Quest of Hope(24)
Berta closed her eyes and listened to the wind now howling from the east. The door of the common room suddenly burst open and a chilly air blew through the hovel. Three men in heavy wraps tramped across the room and crowded into Berta’s bedchamber.
Arnold pushed Heinrich aside and bent over the woman. She was now breathing quickly and her skin was pale. “Woman,” he blurted. “Here’s the bailiff and the priest. Now, what’s this about?”
Berta peered through the room’s gloom into the haunting dark eyes of Arnold. “My thanks,” she whispered. The woman leaned upward on her elbow. “Can y’give me leave with these two?”
Arnold grumbled and left the room, leaving a perplexed Father Gregor and the stiff-eyed Bailiff Herold staring at the bed. Herold picked at his long nose and tapped his foot impatiently. The woman then reached beneath her and pulled a pouch from the straw. “Bailiff, thanks be to God you’ve come with the father. Listen, I beg you. I am about to die. M’papa taught me to keep things to good order.” She paused. “I’ve needs to know m’sons and Effi shall be watched. And I needs to know that Heinrich’s land will be safe for him as well as this house and—”
Herold cursed the woman. “You’d drag me through the mud and ice for this!”
“Hold, good sir,” pleaded Berta. Her lips trembled. “There’s more … but please swear on the Virgin you’ll tell no other.” She held her hand open on her belly. Heinrich, wide-eyed and dumbstruck, leaned between the hips of Gregor and Herold as his mother whispered, “This … this is a relic. ‘Tis no common gold piece. I do swear on my soul this comes from Jerusalem. It was touched to the Holy Sepulchre by the Grand Master of the Templars.”
Herold snatched the piece and held it to the dim light of the room’s smoky candle. The priest gawked. “Relic? Hmm, look here, it’s been bit! Have you ever heard of a relic that’s been gnawed?”

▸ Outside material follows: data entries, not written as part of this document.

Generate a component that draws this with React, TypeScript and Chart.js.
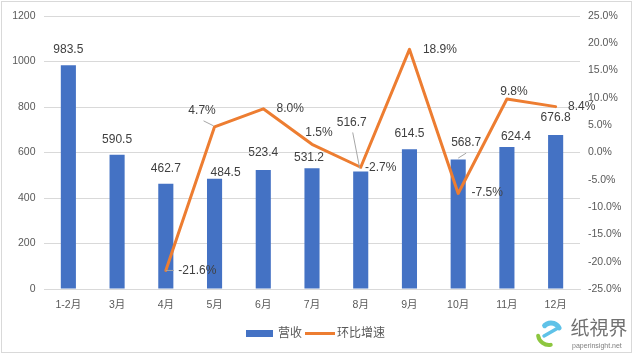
import React, { useEffect, useRef } from "react";
import { Chart, registerables } from "chart.js";

Chart.register(...registerables);

// ---- data ----
const categories = ["1-2月", "3月", "4月", "5月", "6月", "7月", "8月", "9月", "10月", "11月", "12月"];
const revenue = [983.5, 590.5, 462.7, 484.5, 523.4, 531.2, 516.7, 614.5, 568.7, 624.4, 676.8];
const growth: (number | null)[] = [null, null, -21.6, 4.7, 8.0, 1.5, -2.7, 18.9, -7.5, 9.8, 8.4];
const leftTicks = [0, 200, 400, 600, 800, 1000, 1200];
const rightTicks = [-25, -20, -15, -10, -5, 0, 5, 10, 15, 20, 25];
const seriesNames = ["营收", "环比增速"];

// ---- label placement (pixel offsets from each mark) ----
const barLabelOffsets = [
  [0, -16], [0, -15], [0, -15.5], [11, -6], [0, -17], [-3, -10],
  [-9, -49], [0, -16], [8, -16.5], [9, -10], [0, -17.5],
];
const barLeaders: Record<number, number[]> = { 6: [-8, -39, -1, -3], 8: [0, -1.5, 8, -6.5] };
const lineLabelOffsets = [
  [0, 0], [0, 0], [31.5, 0.5], [-12.5, -16], [27, 0], [7, -12],
  [20, 0], [30.5, 0.5], [29, -0.5], [7, -7], [26, 0],
];
const lineLeaders: Record<number, number[]> = { 2: [0, 0, 8, 0], 3: [-11, -6, -1, -1] };

const FONT = '"Liberation Sans", "Noto Sans CJK SC", sans-serif';
const BLUE = "#4472C4";
const ORANGE = "#ED7D31";
const TICK = "#595959";
const LABEL = "#404040";
const GRID = "#d9d9d9";

const overlay = {
  id: "overlay",
  afterDatasetsDraw(chart: any) {
    const ctx = chart.ctx as CanvasRenderingContext2D;
    ctx.save();
    ctx.font = `12px ${FONT}`;
    ctx.textAlign = "center";
    ctx.textBaseline = "middle";
    const barMeta = chart.getDatasetMeta(0);
    barMeta.data.forEach((el: any, i: number) => {
      const ld = barLeaders[i];
      if (ld) {
        ctx.strokeStyle = "#a6a6a6";
        ctx.lineWidth = 1;
        ctx.beginPath();
        ctx.moveTo(el.x + ld[0], el.y + ld[1]);
        ctx.lineTo(el.x + ld[2], el.y + ld[3]);
        ctx.stroke();
      }
      const o = barLabelOffsets[i];
      ctx.fillStyle = LABEL;
      ctx.fillText(String(revenue[i]), el.x + o[0], el.y + o[1]);
    });
    const lineMeta = chart.getDatasetMeta(1);
    lineMeta.data.forEach((el: any, i: number) => {
      const v = growth[i];
      if (v === null || v === undefined) return;
      const ld = lineLeaders[i];
      if (ld) {
        ctx.strokeStyle = "#a6a6a6";
        ctx.lineWidth = 1;
        ctx.beginPath();
        ctx.moveTo(el.x + ld[0], el.y + ld[1]);
        ctx.lineTo(el.x + ld[2], el.y + ld[3]);
        ctx.stroke();
      }
      const o = lineLabelOffsets[i];
      ctx.fillStyle = LABEL;
      ctx.fillText(v.toFixed(1) + "%", el.x + o[0], el.y + o[1]);
    });
    ctx.restore();
  },
  afterDraw(chart: any) {
    const ctx = chart.ctx as CanvasRenderingContext2D;
    ctx.save();
    // outer border
    ctx.strokeStyle = GRID;
    ctx.lineWidth = 1;
    ctx.strokeRect(1.5, 1.5, 630, 351);
    // legend
    ctx.fillStyle = BLUE;
    ctx.fillRect(246, 330, 27, 7);
    ctx.font = `12px ${FONT}`;
    ctx.fillStyle = TICK;
    ctx.textAlign = "left";
    ctx.textBaseline = "middle";
    ctx.fillText(seriesNames[0], 278, 333.5);
    ctx.strokeStyle = ORANGE;
    ctx.lineWidth = 3;
    ctx.beginPath();
    ctx.moveTo(305, 333.5);
    ctx.lineTo(335, 333.5);
    ctx.stroke();
    ctx.fillStyle = TICK;
    ctx.fillText(seriesNames[1], 337, 333.5);
    // watermark logo
    ctx.lineCap = "round";
    ctx.strokeStyle = "#5fc2e8";
    ctx.lineWidth = 5;
    ctx.beginPath();
    ctx.arc(551, 332, 9, -0.15 * Math.PI, 1.25 * Math.PI, true);
    ctx.stroke();
    ctx.lineWidth = 3.5;
    ctx.beginPath();
    ctx.moveTo(544, 336);
    ctx.lineTo(558, 328);
    ctx.stroke();
    ctx.strokeStyle = "#8dc63f";
    ctx.lineWidth = 4;
    ctx.beginPath();
    ctx.arc(549, 334, 11, 0.95 * Math.PI, 0.45 * Math.PI, true);
    ctx.stroke();
    ctx.fillStyle = "#707070";
    ctx.font = `19px "Noto Sans CJK SC", serif`;
    ctx.textAlign = "center";
    const wm = "纸視界";
    for (let k = 0; k < wm.length; k++) ctx.fillText(wm[k], 580 + k * 19, 328);
    ctx.font = `7px ${FONT}`;
    ctx.fillStyle = "#808080";
    ctx.textAlign = "left";
    ctx.fillText("paperinsight.net", 572, 346.5);
    ctx.restore();
  },
};

export default function App() {
  const ref = useRef<HTMLCanvasElement>(null);
  useEffect(() => {
    if (!ref.current) return;
    const chart = new Chart(ref.current, {
      type: "bar",
      data: {
        labels: categories,
        datasets: [
          {
            type: "bar",
            label: seriesNames[0],
            data: revenue,
            backgroundColor: BLUE,
            yAxisID: "y",
            barPercentage: 0.31,
            categoryPercentage: 1,
            order: 2,
          },
          {
            type: "line",
            label: seriesNames[1],
            data: growth,
            borderColor: ORANGE,
            backgroundColor: ORANGE,
            borderWidth: 3,
            borderJoinStyle: "round",
            borderCapStyle: "round",
            pointRadius: 0,
            tension: 0,
            yAxisID: "y1",
            order: 1,
          } as any,
        ],
      },
      options: {
        responsive: false,
        animation: false,
        devicePixelRatio: 1,
        layout: { padding: { top: 16, left: 0, right: 0, bottom: 0 } },
        plugins: { legend: { display: false }, tooltip: { enabled: false } },
        scales: {
          x: {
            grid: { display: false, drawTicks: false },
            border: { display: true, color: GRID },
            ticks: { color: TICK, font: { size: 10.5, family: FONT }, padding: 10, maxRotation: 0 },
            afterFit: (s: any) => { s.height = 65; },
          },
          y: {
            position: "left",
            min: 0,
            max: 1200,
            grid: { color: GRID, drawTicks: false },
            border: { display: false },
            ticks: {
              color: TICK,
              font: { size: 10.5, family: FONT },
              padding: 8.5,
              callback: (v: any) => String(v),
            },
            afterBuildTicks: (s: any) => { s.ticks = leftTicks.map((v) => ({ value: v })); },
            afterFit: (s: any) => { s.width = 44; },
          },
          y1: {
            position: "right",
            min: -25,
            max: 25,
            grid: { display: false, drawTicks: false },
            border: { display: false },
            ticks: {
              color: TICK,
              font: { size: 10.5, family: FONT },
              padding: 8,
              callback: (v: any) => Number(v).toFixed(1) + "%",
            },
            afterBuildTicks: (s: any) => { s.ticks = rightTicks.map((v) => ({ value: v })); },
            afterFit: (s: any) => { s.width = 54; },
          },
        },
      },
      plugins: [overlay],
    });
    return () => chart.destroy();
  }, []);
  return (
    <div style={{ position: "absolute", left: 0, top: 0, width: 634, height: 354, background: "#fff" }}>
      <canvas ref={ref} width={634} height={354} style={{ display: "block", width: 634, height: 354 }} />
    </div>
  );
}
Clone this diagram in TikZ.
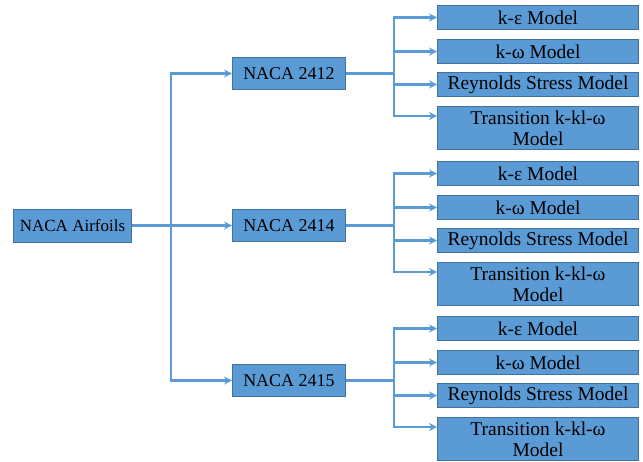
\documentclass[tikz,border=0pt]{standalone}
\usepackage{fontspec}
\setmainfont{Liberation Serif}
\usetikzlibrary{arrows.meta,calc}
\definecolor{boxfill}{HTML}{5B9BD5}
\definecolor{boxline}{HTML}{41719C}
\definecolor{conn}{HTML}{5B9BD5}
\tikzset{
  box/.style={draw=boxline, fill=boxfill, line width=1pt, inner sep=0pt, anchor=north west,
    font=\fontsize{19.5}{21}\selectfont, text=black, align=center},
  mbox/.style={box, minimum width=201pt, minimum height=24pt},
  tbox/.style={box, minimum width=201pt, minimum height=43pt},
  nbox/.style={box, minimum width=113pt, minimum height=32pt, font=\fontsize{18}{20}\selectfont},
  arr/.style={draw=conn, line width=2.2pt, -{Stealth[length=8pt,width=8pt]}},
  ln/.style={draw=conn, line width=2.2pt},
}
\begin{document}
\begin{tikzpicture}[x=1pt,y=-1pt]
\useasboundingbox (0,0) rectangle (643,461);
\node[box, minimum width=118pt, minimum height=33pt, font=\fontsize{17}{19}\selectfont] (air) at (13,208.5) {NACA Airfoils};
\node[nbox] (n1) at (232,57) {NACA 2412};
\node[nbox] (n2) at (232,209) {NACA 2414};
\node[nbox] (n3) at (232,364) {NACA 2415};
\coordinate (tx) at (171,225);
\draw[arr] (air.east) -- (n2.west);
\draw[arr] (air.east -| tx) |- (n1.west);
\draw[arr] (air.east -| tx) |- (n3.west);
\foreach \g/\top in {1/5, 2/161, 3/316} {
  \node[mbox] (e\g) at (437,\top) {k-ε Model};
  \node[mbox] (w\g) at (437,\top+34) {k-ω Model};
  \node[mbox] (r\g) at (437,\top+67) {Reynolds Stress Model};
  \node[tbox] (t\g) at (437,\top+101) {Transition k-kl-ω\\Model};
  \coordinate (b\g) at ($(n\g.east)+(48,0)$);
  \coordinate (ta\g) at ($(t\g.north west)+(0,10)$);
  \draw[ln] (n\g.east) -- (b\g);
  \draw[arr] (b\g) |- (e\g.west);
  \draw[arr] (b\g) |- (w\g.west);
  \draw[arr] (b\g) |- (r\g.west);
  \draw[arr] (b\g) |- (ta\g);
}
\end{tikzpicture}
\end{document}
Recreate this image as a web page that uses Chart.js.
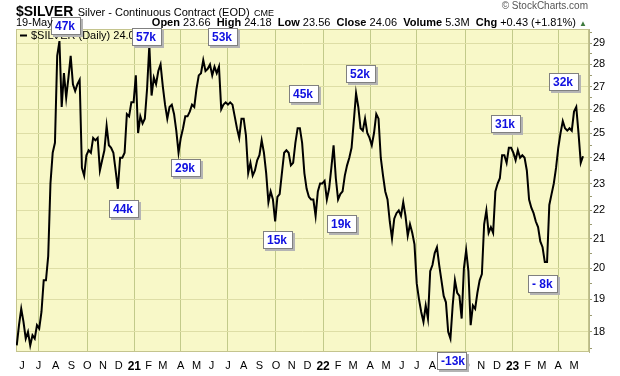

The men laughed. Indeed, the gold coin bore a long dash and a short one—marks made from a good tooth next to a broken one. Heinrich squared his shoulders bravely. “If m’Mutti says it to be a relic, it is! She’s never spoken a lie, she’s—”
Herold cracked the five-year-old boy hard across the face. “Shut yer mouth, ye dim little fool!”
Father Gregor spoke firmly to Berta. “Woman, your soul is in peril of the Pit this day; you needs speak truth.”
Berta’s eyes fluttered. “What, what did you say, father?”
“You ought not be lying to your priest whil’st in death’s valley!”
“Lying? Oh, I’m not lying, father. I prayed to it when the Templars came to save us, I…”
“Enough, woman!”
Desperate tears fell from Berta’s widened eyes. She spoke with hoarse urgency. “Father, I am not lying. I needs beg forgiveness for m’sin, I’ve…”
Herold laughed out loud. “Woman, you’re a fool!”
Young Heinrich had enough. He leapt from his corner with a shriek and swung his little fists at the bailiffs legs. Herold kicked the boy away and Father Gregor slapped him hard to the ground. “Lie there, Heinrich, and do not move! Do not look up, stare at the ground to which you shall someday be returned!”
This was all too much for poor Berta. She gave up her ghost while no one noticed.
The household of Berta became the household of Baldric. Heinrich, Axel, Effi, and Herwin now spent each day in constant terror of the man who raged about his little empire like a tyrant. Void of affection, vacant of joy, filled only with heavy shadows and rage, the hovel that had once been full of love and warmth now did little more than shelter them from the harsh elements.
But for Baldric, life seemed suddenly improved. He now had charge of four lessers on whom he could vent his wrath. His position with the monks was envied, and his soul was about to be rescued by the coming of Easter. He had learned that Father Gregor had received an edict from the archbishop’s nuncio ordering the priest to administer the sacrament of Eucharist to the folk of Weyer. The Eucharist was taken weekly, sometimes even daily, by the parish priests on behalf of their flock but was rarely offered directly to laymen. For those bearing the increasing weight of life’s sins it would be a relief beyond measure. Baldric hid his torment well, but he suffered an increasing fear of the Judgment. The blood and flesh of Christ followed by an Easter penance would make him feel clean again.
The whole village was enlivened by the Easter Mass, and they looked toward spring with new hope. On May Day’s dawn, Effi gathered dew on a bunch of wildflowers and wiped it on her brothers for good luck. Heinrich thanked her, then climbed the churchyard steps to sit by his mother’s grave and mourn. It was a ritual he had followed each day since her death. From time to time he ambled to his father’s grave and stared. He had never understood the mystery of his father’s passing. Some, including his uncles and the priest, told him Kurt had died from infection, yet his mother had blamed him somehow. And so, with such heavy thoughts as these weighing on him, Heinrich considered his predicament and that of his siblings and he wept. After all, it was easy to reason that their current misery was on account of his failures as well.